The most important thing to know about your company's status within the legal framework established by the Chinese 2021 PIPL data privacy laws is whether or not you would be considered a CIIO.

The regulations define CII as companies handling data from “important industries or fields”, including but not limited to the following:

  • Public communication and information services
  • Energy
  • Transport
  • Water
  • Finance
  • Public services
  • E-government services
  • National defense
  • Any other important network facilities or information systems that may seriously harm national security, the national economy and people’s livelihoods, or public interest in the event of incapacitation, damage, or data leaks.

Companies involved in the above sectors are CII operators, and will need to apply for special permission to transfer any data outside of China.

For other sectors however, the regulations are less definitive. In particular, the loose language around “any other important network facilities or information systems” has been interpreted to include major online service companies, such as the ride-hailing platform Didi, which found itself ensnared by the new regulations for billions in fines.

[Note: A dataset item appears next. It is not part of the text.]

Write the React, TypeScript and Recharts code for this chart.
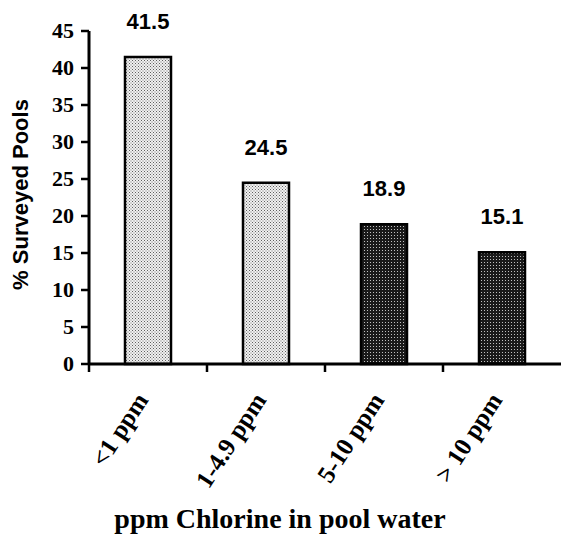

2) How much Personal Information do you process?

The second primary indicator as to whether you'll need to apply for special permission is how much data you are handling.


  • if you process the PI of more than 1 million people
  • if you have transmitted the PI of more than 100k people out of China since January 2021
  • if you have transmitted the Sensitive PI of more than 10k people out of China since January 2021

Under those scenarios you will need to apply for permissions.

If you do not find that the types of data you handle or industries you serve, or sheer volume of data transfers, crosses the definitions above - that's good news. You can simply use a contract that ensures PIPL compliance and no further special oversight is needed.

If you aren't sure, consult an expert. The penalties for non-compliance are steep and Didi is a prime example of just how costly misunderstanding the rules and regulations can be.